For a man who had contemplated walking away from his country, Sean Williams delivered when they needed it the most on Thursday with a match-winning 76 not out that gave Zimbabwe a tense four-wicket victory over UAE in the World Cup.
The stylish left hander dug his side out of a hole at Saxton Oval in Nelson, combining with Craig Ervine in an 83-run partnership that took the Africans to the brink of victory before his partner was dismissed with 36 runs needed.
Williams remained at the crease to see his side home, belting three successive fours to ensure Zimbabwe passed UAE`s 285 for seven with two overs to spare and ended a seven-match losing streak for Elton Chigumbura`s side.
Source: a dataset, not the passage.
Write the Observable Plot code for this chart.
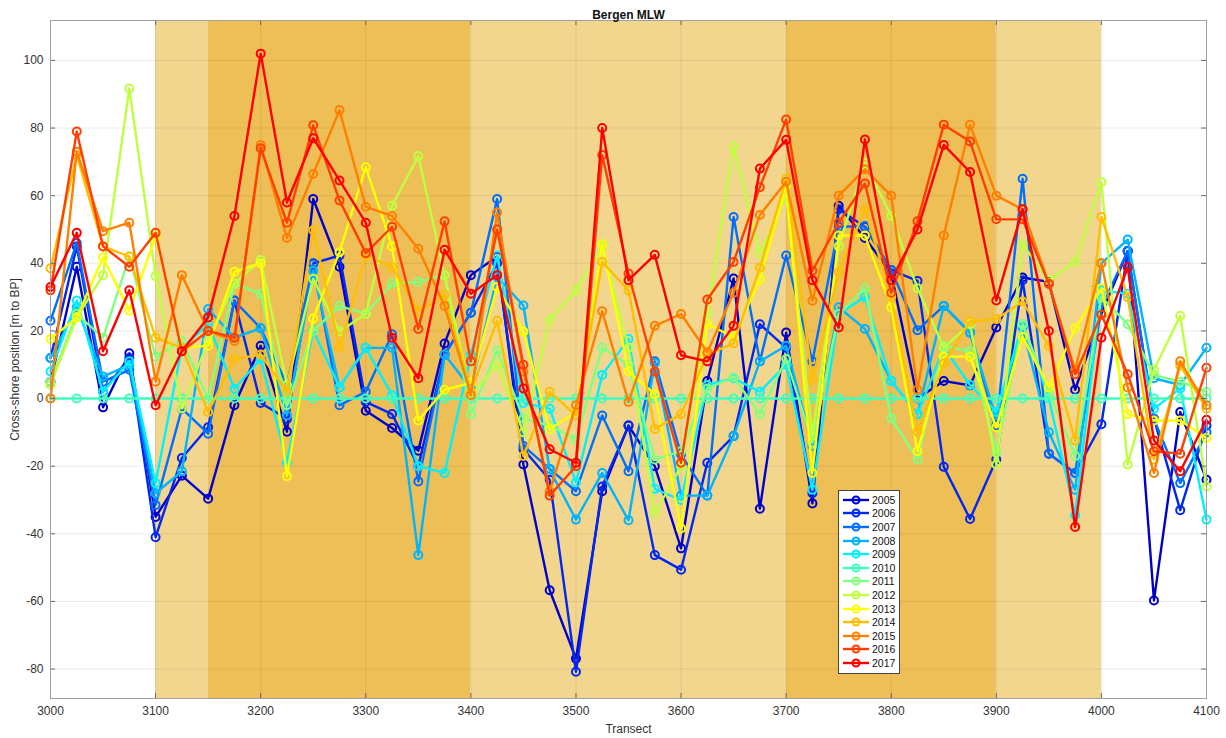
<!DOCTYPE html>
<html><head><meta charset="utf-8">
<script src="https://cdn.jsdelivr.net/npm/d3@7"></script>
<script src="https://cdn.jsdelivr.net/npm/@observablehq/plot@0.6"></script>
<style>
body{margin:0;background:#fff;font-family:"Liberation Sans",Arial,sans-serif;}
#wrap{position:relative;width:1226px;height:738px;}
#legend{position:absolute;left:838px;top:490px;width:62px;height:184px;background:#fff;border:1px solid #444;box-sizing:border-box;padding-top:2px;}
#legend .row{display:flex;align-items:center;height:13.6px;font-size:10.5px;color:#111;}
#legend svg{margin-left:3px;margin-right:2px;}
</style></head><body><div id="wrap"></div>
<script>
const transects = [3000,3025,3050,3075,3100,3125,3150,3175,3200,3225,3250,3275,3300,3325,3350,3375,3400,3425,3450,3475,3500,3525,3550,3575,3600,3625,3650,3675,3700,3725,3750,3775,3800,3825,3850,3875,3900,3925,3950,3975,4000,4025,4050,4075,4100];
const years = ["2005","2006","2007","2008","2009","2010","2011","2012","2013","2014","2015","2016","2017"];
const colors = ["rgb(0,0,205)","rgb(0,40,240)","rgb(0,110,255)","rgb(0,180,255)","rgb(0,240,255)","rgb(64,255,190)","rgb(128,255,128)","rgb(190,255,64)","rgb(255,255,0)","rgb(255,191,0)","rgb(255,128,0)","rgb(255,64,0)","rgb(255,0,0)"];

const y2005 = [5,39,-2.6,13.4,-35,-22.8,-29.6,-2,15.6,-9.8,59,39,-3.6,-8.7,-15.4,16.3,36.5,42,-19.5,-56.7,-76.9,-27.4,-8,-20,-44.3,5.2,35.5,-32.6,19.5,-31,57,47.5,37,0,5.2,3.9,21,35.8,34.5,2.6,25,43.6,-59.7,-4,-24];
const y2006 = [12,45,2,12,-41,-17.6,-8.5,29,-1.3,-6,40,42.3,-1,-4.6,-20,13,25.4,40,-15,-24,-80.8,-26,-8,-46.3,-50.6,-19,-11.1,22,15,-28,56,50.8,38,34.8,-20.2,-35.6,-18,35,-16.3,-22,-7.6,43.6,-6,-33,-8];
const y2007 = [23,46,5,8.5,-31.5,-3,-10.4,28.9,20.8,4,39.7,-2,2,19,-24.5,13,25.4,59,-14,-20.8,-27.4,-5,-21.5,11,-16.5,-28.7,53.7,11,42.3,11,50.8,51,38,20.2,27.4,19.5,-8,65,-16.3,-22,27,43.6,-6,-25,-10];
const y2008 = [12,27,6.5,10,-28,-21.5,26.5,18,20.8,-5,37.8,3.3,15,15,-46.3,13,3,36,27.5,-21,-35.8,-22,-36,10.5,-28.7,-28.7,-11.1,11,15.6,-14,27,20.6,5.2,-4.6,27.4,19.5,-6,21,-10,-27,40,47,6,4,15];
const y2009 = [8,29,2,11,-25,15,22,2.9,11.7,-19,20.2,3.3,15,1,-20,-22,13,42.3,-1.3,-3,-24.8,7,17.6,-26.7,-30,4,6,2,10,-27,25,30,5.2,-4.6,15,4,-4,22,0,-34.5,32,31,-3,3,-35.8];
const y2010 = [0,0,0,0,0,0,0,0,0,0,0,0,0,0,0,0,0,0,0,0,0,0,0,0,0,0,0,0,0,0,0,0,0,0,0,0,0,0,0,0,0,0,0,0,0];
const y2011 = [5,25,18,42,12.4,17,0,33.9,31,-2,20,27.4,25,34,34.5,36.5,-4.6,14.3,-5.9,-8,-12,15,10,-18,-15.6,3,6.3,-4.6,11.7,-13,25,32.6,-5.9,-18,15.6,14,-16,22,2,-17,30,22,7,5,2];
const y2012 = [4,24,36.5,91.7,36.2,-2.9,17,34,41,4,35.4,19.8,25,57,71.7,36.5,1,10,-10,23.3,32,45,15,-34,-20,25,74.5,43,60,-11,45,69.7,54,32.6,15,22,-19.5,45.6,35,40.4,64,-19.5,8.5,24.5,-26];
const y2013 = [17.6,24,41.7,26,48,15,15.6,37.5,40,-23,23.7,43.3,68.4,45,-6.5,2.6,4.6,33,19.8,-9.1,-4,45.6,8,1.3,-38.4,22,18.2,35.2,63,-22,48.2,48.2,27,-15.6,12.4,12.4,-8.5,18.2,3.3,20.8,32.6,-4.6,-6.5,-6.5,-11.7];
const y2014 = [38.5,72,45,42,18,15,-4,11.7,13,2,49.8,15,42.3,39,25.8,30.6,2,23,-17,2,-5,40.4,32,-9,-4.6,13,16.3,38.7,65,5.5,37.4,56,30,-9.8,10.4,22.8,23.5,28.7,15.6,-12.4,53.7,30,-18,9.8,-3];
const y2015 = [0,73,49.5,52,5,36.5,20,17,75,47.5,66.4,85.3,56.7,54,44.3,27.4,1,55,8,-27.4,-2,25.8,-1,21.5,25,13.7,31.3,54.3,64.1,28.9,60,67.8,60,2.6,48.2,81,60,56,34,8.5,40,3.3,-22,11,-2];
const y2016 = [32,79,45,39,49,14,20,18,74,52,80.8,58.6,43,50.8,20.6,52.4,11,50,10,-28.7,-20,72,37,8,-19,29.3,40.4,62.5,82.5,37.8,52,63.6,31.3,52.4,81,76,53,53,33.9,7.2,24.8,7.2,-15.6,-16.3,9.1];
const y2017 = [33,49,14,32,-2,14,24,54,102,58,77,64.5,52,18,6,44,31,36.5,3,-15,-19,80,35,42.5,12.8,11,21.5,68,76.5,35,21,76.6,35,50,75,67,29,56,20,-38,18,38.8,-12.4,-21.5,-6.3];
const seriesValues = [y2005,y2006,y2007,y2008,y2009,y2010,y2011,y2012,y2013,y2014,y2015,y2016,y2017];

const bandStart = [3100,3150,3400,3700,3900];
const bandEnd   = [3150,3400,3700,3900,4000];
const bandShade = ["light","dark","light","dark","light"];
const xTicks = [3000,3100,3200,3300,3400,3500,3600,3700,3800,3900,4000,4100];
const yTicks = [-80,-60,-40,-20,0,20,40,60,80,100];
const yDomain = [-88.7,111.8];
const xDomain = [3000,4100];

const bands = bandStart.map((s,i)=>({start:s,end:bandEnd[i],shade:bandShade[i]}));
const shadeColor = {light:"#F3D68E", dark:"#EEBF56"};

const seriesMarks = [];
years.forEach((yr,k)=>{
  const rows = transects.map((t,i)=>({t, v:seriesValues[k][i], year:yr}));
  seriesMarks.push(Plot.line(rows,{x:"t",y:"v",stroke:colors[k],strokeWidth:2.4}));
  seriesMarks.push(Plot.dot(rows,{x:"t",y:"v",stroke:colors[k],fill:"none",r:4,strokeWidth:2}));
});

const tickLenY = (yDomain[1]-yDomain[0])*5/678;
const tickLenX = (xDomain[1]-xDomain[0])*5/1156;
const fmt = d => String(d);

const chart = Plot.plot({
  width:1226, height:738,
  marginLeft:50, marginRight:20, marginTop:20, marginBottom:40,
  x:{domain:xDomain},
  y:{domain:yDomain},
  style:{fontFamily:"'Liberation Sans', Arial, sans-serif", fontSize:"12px", color:"#333", background:"white"},
  marks:[
    Plot.rect(bands,{x1:"start",x2:"end",fill:d=>shadeColor[d.shade]}),
    Plot.gridX(xTicks,{stroke:"#000",strokeOpacity:0.08}),
    Plot.gridY(yTicks,{stroke:"#000",strokeOpacity:0.08}),
    ...seriesMarks,
    Plot.ruleX(xTicks,{y1:yDomain[0],y2:yDomain[0]+tickLenY,stroke:"#666"}),
    Plot.ruleX(xTicks,{y1:yDomain[1],y2:yDomain[1]-tickLenY,stroke:"#666"}),
    Plot.ruleY(yTicks,{x1:xDomain[0],x2:xDomain[0]+tickLenX,stroke:"#666"}),
    Plot.ruleY(yTicks,{x1:xDomain[1],x2:xDomain[1]-tickLenX,stroke:"#666"}),
    Plot.frame({stroke:"#a0a0a0"}),
    Plot.axisX(xTicks,{tickSize:0,tickPadding:8,tickFormat:fmt,label:"Transect",labelAnchor:"center",labelArrow:"none",labelOffset:34,fontSize:12}),
    Plot.axisY(yTicks,{tickSize:0,tickPadding:7,tickFormat:fmt,label:"Cross-shore position [m to BP]",labelAnchor:"center",labelArrow:"none",labelOffset:40,fontSize:12}),
    Plot.text(["Bergen MLW"],{frameAnchor:"top",dy:-10,fontWeight:"bold",fontSize:12,fill:"#111"})
  ]
});
const wrap = document.getElementById("wrap");
wrap.appendChild(chart);

const legend = document.createElement("div");
legend.id = "legend";
years.forEach((yr,k)=>{
  const row = document.createElement("div");
  row.className = "row";
  row.innerHTML = `<svg width="28" height="10"><line x1="1" y1="5" x2="27" y2="5" stroke="${colors[k]}" stroke-width="2.4"/><circle cx="14" cy="5" r="3.5" fill="none" stroke="${colors[k]}" stroke-width="2"/></svg><span>${yr}</span>`;
  legend.appendChild(row);
});
wrap.appendChild(legend);
</script>
</body></html>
The all-rounder admitted to some nerves during his side`s innings as he had recognised the mantle of scoring the 119 runs needed for victory would probably fall to him and fellow southpaw Ervine when they came together at 167-5.
"I could feel it out there," he told reporters in Nelson.
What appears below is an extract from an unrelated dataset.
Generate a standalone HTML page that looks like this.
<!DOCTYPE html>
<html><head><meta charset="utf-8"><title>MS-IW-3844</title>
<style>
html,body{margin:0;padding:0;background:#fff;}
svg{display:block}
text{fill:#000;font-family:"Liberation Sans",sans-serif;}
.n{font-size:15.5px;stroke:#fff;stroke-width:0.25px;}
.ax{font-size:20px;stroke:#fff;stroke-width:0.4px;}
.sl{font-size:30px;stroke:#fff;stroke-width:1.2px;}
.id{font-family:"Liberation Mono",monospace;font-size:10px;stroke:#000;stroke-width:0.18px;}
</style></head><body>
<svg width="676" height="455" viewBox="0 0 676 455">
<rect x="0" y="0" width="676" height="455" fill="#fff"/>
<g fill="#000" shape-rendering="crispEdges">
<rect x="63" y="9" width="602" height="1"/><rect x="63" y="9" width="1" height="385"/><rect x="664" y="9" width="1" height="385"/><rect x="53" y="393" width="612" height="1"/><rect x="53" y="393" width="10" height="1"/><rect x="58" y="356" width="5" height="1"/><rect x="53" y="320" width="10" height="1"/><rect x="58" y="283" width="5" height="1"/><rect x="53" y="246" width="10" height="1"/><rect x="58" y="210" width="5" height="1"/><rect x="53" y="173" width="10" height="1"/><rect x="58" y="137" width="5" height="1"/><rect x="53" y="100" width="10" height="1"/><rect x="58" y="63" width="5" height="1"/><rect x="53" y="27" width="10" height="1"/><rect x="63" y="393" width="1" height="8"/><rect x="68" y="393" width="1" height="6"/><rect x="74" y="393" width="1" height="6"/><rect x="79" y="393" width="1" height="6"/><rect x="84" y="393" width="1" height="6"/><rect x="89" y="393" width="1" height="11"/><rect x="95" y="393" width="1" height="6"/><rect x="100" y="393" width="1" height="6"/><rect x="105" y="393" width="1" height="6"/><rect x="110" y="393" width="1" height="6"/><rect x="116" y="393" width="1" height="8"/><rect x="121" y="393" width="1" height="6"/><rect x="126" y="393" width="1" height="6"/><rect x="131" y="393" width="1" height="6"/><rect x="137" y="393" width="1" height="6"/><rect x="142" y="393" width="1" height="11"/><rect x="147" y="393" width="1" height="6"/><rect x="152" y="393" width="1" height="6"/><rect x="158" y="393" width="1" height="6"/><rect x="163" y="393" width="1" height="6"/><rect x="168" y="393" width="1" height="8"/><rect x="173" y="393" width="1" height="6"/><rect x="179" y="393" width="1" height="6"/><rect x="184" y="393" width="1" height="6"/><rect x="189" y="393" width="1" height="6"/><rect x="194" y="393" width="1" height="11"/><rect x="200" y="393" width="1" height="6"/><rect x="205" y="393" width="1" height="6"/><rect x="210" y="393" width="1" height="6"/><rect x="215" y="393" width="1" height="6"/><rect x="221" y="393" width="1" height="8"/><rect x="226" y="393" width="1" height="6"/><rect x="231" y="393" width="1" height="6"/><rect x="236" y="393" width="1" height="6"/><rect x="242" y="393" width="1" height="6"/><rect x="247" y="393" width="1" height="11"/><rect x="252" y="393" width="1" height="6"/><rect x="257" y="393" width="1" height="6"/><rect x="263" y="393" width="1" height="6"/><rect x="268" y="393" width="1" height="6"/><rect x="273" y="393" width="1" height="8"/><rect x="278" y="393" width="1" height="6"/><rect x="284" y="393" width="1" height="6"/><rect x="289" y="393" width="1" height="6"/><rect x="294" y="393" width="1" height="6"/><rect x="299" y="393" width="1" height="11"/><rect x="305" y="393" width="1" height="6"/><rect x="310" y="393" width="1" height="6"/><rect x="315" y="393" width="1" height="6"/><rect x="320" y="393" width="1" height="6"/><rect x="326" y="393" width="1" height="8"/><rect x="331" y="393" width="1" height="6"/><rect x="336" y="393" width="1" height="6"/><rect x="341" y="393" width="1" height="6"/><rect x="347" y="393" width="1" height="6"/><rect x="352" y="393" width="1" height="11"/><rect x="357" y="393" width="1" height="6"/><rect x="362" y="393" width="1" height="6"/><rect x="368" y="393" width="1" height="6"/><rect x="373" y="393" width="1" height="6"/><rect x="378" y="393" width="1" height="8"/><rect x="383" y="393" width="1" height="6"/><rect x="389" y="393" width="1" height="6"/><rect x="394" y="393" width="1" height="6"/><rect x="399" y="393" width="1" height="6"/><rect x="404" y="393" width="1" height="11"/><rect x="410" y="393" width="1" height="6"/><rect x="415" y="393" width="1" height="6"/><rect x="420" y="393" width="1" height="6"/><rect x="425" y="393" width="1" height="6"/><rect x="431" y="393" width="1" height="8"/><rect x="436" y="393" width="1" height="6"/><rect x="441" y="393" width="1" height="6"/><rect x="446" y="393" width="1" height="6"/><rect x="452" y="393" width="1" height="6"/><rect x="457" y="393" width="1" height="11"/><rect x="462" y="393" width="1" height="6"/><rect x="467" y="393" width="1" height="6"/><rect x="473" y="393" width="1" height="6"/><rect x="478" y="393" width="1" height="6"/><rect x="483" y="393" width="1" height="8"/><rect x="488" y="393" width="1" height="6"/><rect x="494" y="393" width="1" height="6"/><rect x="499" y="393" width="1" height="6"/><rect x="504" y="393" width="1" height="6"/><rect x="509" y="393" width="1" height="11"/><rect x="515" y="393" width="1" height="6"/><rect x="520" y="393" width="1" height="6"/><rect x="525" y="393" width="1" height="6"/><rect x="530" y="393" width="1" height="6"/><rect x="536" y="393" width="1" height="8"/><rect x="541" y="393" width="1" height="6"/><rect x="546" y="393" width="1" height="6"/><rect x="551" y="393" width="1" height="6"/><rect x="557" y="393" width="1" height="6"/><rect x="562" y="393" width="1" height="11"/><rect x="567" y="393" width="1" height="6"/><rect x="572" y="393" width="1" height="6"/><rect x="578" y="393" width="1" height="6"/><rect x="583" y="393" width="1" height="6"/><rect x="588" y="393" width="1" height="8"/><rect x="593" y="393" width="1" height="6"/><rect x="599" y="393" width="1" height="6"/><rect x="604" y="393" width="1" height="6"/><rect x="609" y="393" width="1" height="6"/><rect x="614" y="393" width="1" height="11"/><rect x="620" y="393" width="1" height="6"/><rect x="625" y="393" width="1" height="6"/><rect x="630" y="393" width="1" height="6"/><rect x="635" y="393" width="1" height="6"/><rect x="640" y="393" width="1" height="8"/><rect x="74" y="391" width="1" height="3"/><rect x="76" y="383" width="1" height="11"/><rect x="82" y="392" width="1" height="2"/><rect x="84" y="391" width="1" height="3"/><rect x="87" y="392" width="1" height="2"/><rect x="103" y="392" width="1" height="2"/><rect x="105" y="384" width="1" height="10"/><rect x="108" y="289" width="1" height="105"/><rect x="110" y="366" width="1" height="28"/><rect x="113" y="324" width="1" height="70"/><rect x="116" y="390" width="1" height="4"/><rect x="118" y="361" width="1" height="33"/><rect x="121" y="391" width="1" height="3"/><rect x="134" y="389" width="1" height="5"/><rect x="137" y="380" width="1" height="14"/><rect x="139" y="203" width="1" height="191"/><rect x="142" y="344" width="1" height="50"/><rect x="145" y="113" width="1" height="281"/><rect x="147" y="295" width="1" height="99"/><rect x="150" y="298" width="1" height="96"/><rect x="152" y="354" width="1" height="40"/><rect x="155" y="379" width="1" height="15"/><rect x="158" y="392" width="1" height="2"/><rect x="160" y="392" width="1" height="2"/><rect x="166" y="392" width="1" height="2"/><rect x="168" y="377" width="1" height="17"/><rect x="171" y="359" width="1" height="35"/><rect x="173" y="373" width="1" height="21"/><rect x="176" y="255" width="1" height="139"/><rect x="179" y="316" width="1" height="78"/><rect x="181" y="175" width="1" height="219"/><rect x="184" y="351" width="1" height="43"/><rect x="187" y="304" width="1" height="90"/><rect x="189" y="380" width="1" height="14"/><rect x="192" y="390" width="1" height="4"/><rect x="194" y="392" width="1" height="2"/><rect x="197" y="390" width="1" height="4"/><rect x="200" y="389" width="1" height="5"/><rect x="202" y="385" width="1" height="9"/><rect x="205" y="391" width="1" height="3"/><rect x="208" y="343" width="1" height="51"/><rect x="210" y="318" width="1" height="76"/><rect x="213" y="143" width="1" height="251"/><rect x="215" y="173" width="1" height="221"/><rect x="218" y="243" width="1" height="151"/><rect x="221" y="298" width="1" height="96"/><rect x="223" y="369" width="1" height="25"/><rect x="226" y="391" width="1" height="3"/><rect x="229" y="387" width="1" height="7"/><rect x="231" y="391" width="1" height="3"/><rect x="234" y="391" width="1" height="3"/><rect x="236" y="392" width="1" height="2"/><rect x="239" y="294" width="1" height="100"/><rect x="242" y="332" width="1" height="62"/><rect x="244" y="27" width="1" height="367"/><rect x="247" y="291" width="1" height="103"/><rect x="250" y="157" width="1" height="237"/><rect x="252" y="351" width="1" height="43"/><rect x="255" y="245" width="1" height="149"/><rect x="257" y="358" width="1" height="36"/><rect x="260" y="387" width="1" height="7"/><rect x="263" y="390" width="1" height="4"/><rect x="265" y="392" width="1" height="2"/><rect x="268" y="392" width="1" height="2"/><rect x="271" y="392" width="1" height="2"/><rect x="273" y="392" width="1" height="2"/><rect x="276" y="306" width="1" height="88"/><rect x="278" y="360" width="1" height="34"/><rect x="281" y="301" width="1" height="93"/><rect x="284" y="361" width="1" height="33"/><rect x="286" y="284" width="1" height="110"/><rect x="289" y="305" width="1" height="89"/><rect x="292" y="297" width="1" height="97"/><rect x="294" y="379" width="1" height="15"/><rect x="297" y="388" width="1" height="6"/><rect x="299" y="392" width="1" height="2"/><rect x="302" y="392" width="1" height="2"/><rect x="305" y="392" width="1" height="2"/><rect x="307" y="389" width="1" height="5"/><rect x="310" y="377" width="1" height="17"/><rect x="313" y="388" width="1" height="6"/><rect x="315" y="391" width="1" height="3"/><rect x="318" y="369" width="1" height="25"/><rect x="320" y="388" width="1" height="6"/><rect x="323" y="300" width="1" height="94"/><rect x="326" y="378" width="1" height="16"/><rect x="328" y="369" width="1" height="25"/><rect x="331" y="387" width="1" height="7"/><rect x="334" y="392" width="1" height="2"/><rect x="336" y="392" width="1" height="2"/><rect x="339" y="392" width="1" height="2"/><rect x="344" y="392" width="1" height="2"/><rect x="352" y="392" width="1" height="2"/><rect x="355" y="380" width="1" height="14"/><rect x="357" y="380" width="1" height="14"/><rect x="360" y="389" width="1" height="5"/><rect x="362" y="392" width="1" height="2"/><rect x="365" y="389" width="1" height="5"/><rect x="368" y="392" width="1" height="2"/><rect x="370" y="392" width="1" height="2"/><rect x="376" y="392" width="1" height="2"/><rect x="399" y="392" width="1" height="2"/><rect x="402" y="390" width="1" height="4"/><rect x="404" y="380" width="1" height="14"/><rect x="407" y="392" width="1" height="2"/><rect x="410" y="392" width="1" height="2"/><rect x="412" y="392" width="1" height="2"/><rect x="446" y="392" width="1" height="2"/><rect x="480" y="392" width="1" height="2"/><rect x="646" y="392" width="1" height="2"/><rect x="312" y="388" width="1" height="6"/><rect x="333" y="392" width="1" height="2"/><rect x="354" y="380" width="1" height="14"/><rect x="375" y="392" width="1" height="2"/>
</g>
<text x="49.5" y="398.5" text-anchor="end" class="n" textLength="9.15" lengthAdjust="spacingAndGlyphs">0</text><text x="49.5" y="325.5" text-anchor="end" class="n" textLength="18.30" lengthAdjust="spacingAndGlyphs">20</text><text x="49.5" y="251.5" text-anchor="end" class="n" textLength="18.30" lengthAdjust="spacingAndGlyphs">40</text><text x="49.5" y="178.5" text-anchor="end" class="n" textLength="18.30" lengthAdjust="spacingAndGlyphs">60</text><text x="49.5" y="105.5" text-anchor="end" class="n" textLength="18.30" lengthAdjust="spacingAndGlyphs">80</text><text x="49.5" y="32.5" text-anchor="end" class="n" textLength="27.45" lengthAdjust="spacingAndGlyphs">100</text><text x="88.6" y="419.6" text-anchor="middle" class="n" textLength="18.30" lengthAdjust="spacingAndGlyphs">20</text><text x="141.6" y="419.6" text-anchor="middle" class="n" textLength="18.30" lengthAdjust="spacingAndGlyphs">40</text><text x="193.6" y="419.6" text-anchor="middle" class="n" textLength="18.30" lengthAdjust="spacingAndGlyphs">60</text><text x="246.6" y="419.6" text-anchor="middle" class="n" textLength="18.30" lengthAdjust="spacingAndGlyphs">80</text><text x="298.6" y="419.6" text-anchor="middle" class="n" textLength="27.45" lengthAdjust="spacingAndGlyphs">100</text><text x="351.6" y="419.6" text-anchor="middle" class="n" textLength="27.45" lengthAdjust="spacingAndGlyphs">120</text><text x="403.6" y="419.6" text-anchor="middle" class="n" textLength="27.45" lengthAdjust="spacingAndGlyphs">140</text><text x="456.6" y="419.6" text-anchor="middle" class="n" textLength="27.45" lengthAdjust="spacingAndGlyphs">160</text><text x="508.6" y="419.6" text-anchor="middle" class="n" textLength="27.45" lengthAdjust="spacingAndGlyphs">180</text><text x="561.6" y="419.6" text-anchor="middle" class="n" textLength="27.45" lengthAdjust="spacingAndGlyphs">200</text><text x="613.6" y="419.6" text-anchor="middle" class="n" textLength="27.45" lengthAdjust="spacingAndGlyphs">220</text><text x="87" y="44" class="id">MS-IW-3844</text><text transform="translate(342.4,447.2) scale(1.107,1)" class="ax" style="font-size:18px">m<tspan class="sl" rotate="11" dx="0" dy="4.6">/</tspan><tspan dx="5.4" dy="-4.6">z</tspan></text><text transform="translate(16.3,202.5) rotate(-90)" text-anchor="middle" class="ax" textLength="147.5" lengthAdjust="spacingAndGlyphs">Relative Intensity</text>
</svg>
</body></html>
"I tried not to show it. I was just trying to breathe and relax and stick to what we have been doing at training."
Coincidentally it was training that had got the 28-year-old into trouble, again, with Zimbabwe officials late last year.
Williams missed some training sessions due to a family illness, which prompted a confrontation with then coach Stephen Mangongo and being dropped for the Bangladesh tour.
That forced him to consider leaving Zimbabwe altogether to seek a playing future in either South Africa or England.
It would have been the third time he made himself unavailable for the national side after clashes with officials, but Mangongo was sacked in December and strong domestic form saw him brought back into the side.
A poor showing in Zimbabwe`s first game of the tournament against South Africa in Hamilton had given him the motivation to succeed on Thursday.
"The previous game against South Africa, I felt flustered at the wicket and it was coming that I was going to get out against them," he said of the eight runs he scored in Sunday`s 62-run defeat.
"So I learned from that. Come in, get in, hit the ball down the ground and build an innings then go from there.
"All in all I thought it was a good game to watch and to play."